Return the material exactly, first line through the line containing "const endHour = 19;", and nothing more. Pictures stay out.
- - - - -
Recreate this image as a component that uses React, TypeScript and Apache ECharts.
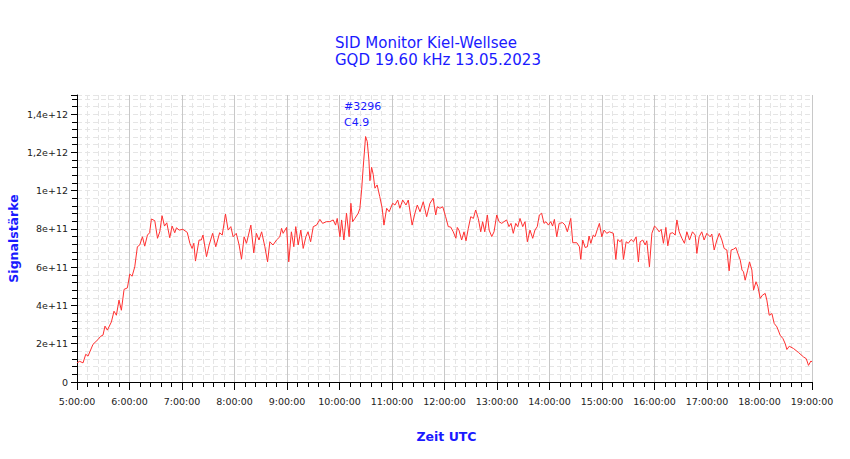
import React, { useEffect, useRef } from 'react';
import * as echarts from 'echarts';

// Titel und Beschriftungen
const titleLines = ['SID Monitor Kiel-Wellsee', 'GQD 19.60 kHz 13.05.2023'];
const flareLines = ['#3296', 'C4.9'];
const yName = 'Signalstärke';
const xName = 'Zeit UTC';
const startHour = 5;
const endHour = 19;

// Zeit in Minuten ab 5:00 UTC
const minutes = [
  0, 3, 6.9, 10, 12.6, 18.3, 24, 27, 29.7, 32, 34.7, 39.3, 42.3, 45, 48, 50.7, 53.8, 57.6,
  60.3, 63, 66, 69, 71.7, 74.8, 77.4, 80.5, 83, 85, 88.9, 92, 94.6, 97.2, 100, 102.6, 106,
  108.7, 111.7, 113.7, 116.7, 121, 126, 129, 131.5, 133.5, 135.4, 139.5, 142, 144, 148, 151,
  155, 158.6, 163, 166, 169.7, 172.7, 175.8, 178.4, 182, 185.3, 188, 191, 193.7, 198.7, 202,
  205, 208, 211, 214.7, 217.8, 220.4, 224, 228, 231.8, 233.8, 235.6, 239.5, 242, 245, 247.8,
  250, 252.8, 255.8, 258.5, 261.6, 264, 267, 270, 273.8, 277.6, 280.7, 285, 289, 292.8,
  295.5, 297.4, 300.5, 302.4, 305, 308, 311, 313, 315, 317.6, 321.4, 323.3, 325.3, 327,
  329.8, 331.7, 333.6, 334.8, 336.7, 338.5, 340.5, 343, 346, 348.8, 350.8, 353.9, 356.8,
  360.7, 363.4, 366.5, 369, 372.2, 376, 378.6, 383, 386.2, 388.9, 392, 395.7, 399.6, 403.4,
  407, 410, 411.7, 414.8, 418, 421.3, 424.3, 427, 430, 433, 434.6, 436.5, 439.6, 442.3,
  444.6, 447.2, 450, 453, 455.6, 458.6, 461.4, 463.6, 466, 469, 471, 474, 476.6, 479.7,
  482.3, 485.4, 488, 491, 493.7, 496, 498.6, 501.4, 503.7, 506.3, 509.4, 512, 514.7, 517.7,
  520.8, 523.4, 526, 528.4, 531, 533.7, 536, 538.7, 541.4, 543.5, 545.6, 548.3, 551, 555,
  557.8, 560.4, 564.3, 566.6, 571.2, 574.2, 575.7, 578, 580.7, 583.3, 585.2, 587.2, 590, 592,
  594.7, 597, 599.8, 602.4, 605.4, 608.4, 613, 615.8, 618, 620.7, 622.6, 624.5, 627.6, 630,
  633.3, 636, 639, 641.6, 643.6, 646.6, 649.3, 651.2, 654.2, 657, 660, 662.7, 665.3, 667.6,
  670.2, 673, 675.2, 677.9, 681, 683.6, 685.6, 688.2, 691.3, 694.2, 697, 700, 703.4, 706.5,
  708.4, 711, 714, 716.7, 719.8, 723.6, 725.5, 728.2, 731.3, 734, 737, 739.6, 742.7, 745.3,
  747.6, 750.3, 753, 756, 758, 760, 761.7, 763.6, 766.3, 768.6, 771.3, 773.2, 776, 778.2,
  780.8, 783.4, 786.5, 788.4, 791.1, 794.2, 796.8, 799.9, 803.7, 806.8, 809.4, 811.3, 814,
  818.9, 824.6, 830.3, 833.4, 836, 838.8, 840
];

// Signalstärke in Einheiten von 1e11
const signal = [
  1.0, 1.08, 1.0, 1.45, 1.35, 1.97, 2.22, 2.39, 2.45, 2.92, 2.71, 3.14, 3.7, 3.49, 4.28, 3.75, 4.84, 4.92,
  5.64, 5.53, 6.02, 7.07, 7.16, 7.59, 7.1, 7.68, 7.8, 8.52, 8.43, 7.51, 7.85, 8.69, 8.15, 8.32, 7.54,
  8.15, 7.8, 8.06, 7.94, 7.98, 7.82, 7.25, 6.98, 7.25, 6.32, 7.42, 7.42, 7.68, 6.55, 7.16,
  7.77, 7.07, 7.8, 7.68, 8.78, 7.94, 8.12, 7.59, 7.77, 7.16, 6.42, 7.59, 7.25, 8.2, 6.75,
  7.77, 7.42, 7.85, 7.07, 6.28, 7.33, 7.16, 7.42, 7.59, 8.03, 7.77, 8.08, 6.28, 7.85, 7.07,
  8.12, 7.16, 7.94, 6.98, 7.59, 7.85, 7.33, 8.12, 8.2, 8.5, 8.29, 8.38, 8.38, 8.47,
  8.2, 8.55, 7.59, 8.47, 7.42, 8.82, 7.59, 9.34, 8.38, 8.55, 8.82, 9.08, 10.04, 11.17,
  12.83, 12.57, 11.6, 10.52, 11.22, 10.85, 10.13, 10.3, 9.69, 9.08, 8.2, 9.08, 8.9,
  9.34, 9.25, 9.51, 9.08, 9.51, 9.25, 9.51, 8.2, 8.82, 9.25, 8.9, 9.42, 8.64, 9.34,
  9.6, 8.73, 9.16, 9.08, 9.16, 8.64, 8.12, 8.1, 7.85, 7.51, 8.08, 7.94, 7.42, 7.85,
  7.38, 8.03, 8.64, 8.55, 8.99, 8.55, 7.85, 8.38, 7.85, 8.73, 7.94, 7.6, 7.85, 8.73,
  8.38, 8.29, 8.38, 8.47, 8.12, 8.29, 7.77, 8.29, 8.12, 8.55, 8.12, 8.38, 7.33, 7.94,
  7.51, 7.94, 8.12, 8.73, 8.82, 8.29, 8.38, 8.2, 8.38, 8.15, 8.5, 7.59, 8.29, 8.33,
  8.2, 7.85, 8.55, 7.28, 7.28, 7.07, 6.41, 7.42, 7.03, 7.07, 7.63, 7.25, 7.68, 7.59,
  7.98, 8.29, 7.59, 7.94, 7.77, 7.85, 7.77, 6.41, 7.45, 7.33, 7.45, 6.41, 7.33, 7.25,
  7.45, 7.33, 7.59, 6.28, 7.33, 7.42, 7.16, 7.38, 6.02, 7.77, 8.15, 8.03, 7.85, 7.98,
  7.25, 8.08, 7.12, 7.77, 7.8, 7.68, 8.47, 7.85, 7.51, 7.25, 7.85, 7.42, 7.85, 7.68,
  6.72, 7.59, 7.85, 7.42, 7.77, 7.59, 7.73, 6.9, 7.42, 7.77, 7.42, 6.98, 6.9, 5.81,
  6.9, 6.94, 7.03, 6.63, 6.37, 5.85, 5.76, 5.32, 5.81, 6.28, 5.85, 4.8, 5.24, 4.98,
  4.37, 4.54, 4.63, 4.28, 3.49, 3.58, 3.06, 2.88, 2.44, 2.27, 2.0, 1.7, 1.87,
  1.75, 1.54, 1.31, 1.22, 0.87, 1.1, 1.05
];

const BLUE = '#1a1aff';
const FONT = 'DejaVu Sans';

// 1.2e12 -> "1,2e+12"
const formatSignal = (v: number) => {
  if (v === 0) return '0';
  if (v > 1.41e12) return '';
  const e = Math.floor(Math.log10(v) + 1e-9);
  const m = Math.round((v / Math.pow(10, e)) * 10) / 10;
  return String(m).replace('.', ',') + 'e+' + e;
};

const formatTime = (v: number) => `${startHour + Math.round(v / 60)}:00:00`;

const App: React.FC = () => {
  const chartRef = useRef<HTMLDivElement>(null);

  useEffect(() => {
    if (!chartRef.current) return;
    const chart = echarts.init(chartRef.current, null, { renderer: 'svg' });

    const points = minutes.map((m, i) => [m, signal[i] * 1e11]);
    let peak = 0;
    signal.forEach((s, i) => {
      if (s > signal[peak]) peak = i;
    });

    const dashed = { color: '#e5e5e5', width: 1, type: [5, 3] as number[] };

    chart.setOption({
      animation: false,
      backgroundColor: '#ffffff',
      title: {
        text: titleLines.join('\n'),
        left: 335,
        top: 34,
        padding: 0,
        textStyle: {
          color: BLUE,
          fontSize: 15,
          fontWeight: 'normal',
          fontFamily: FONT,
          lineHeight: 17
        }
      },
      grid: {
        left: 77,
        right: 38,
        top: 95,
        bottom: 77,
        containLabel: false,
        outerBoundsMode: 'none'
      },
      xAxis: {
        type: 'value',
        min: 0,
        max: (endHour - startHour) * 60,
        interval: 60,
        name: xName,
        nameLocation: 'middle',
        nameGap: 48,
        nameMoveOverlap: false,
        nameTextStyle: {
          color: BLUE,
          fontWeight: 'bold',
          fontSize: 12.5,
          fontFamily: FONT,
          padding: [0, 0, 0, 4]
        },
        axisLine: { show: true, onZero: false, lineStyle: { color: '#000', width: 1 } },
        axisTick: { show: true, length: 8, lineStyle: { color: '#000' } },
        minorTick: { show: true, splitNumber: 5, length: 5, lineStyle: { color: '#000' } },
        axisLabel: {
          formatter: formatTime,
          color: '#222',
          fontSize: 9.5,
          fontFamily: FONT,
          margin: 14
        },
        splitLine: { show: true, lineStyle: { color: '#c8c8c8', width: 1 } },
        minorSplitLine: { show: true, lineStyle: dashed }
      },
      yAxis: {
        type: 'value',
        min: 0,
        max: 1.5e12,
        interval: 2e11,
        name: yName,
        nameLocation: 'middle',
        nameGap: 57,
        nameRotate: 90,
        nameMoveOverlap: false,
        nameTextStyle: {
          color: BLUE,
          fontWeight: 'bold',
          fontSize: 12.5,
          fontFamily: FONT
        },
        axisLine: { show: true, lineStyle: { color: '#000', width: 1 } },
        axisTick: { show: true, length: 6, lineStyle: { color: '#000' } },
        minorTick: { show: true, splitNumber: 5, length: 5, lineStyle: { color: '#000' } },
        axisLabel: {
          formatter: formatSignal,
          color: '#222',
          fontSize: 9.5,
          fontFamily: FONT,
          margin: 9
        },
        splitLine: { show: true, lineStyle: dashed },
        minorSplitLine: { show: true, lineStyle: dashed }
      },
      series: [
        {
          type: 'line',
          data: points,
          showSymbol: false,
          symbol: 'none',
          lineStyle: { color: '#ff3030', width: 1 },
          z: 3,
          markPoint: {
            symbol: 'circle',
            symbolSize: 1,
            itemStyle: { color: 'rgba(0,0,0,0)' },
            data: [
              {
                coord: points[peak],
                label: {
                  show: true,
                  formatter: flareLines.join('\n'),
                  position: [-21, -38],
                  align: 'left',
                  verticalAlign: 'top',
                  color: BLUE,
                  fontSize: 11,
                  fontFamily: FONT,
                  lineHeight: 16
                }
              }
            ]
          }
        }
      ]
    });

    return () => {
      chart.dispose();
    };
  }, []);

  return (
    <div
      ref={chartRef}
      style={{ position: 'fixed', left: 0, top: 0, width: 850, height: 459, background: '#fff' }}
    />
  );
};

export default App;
- - - - -
Exercise response:
Recreate this image as a component that uses React, TypeScript and Apache ECharts.
import React, { useEffect, useRef } from 'react';
import * as echarts from 'echarts';

// Titel und Beschriftungen
const titleLines = ['SID Monitor Kiel-Wellsee', 'GQD 19.60 kHz 13.05.2023'];
const flareLines = ['#3296', 'C4.9'];
const yName = 'Signalstärke';
const xName = 'Zeit UTC';
const startHour = 5;
const endHour = 19;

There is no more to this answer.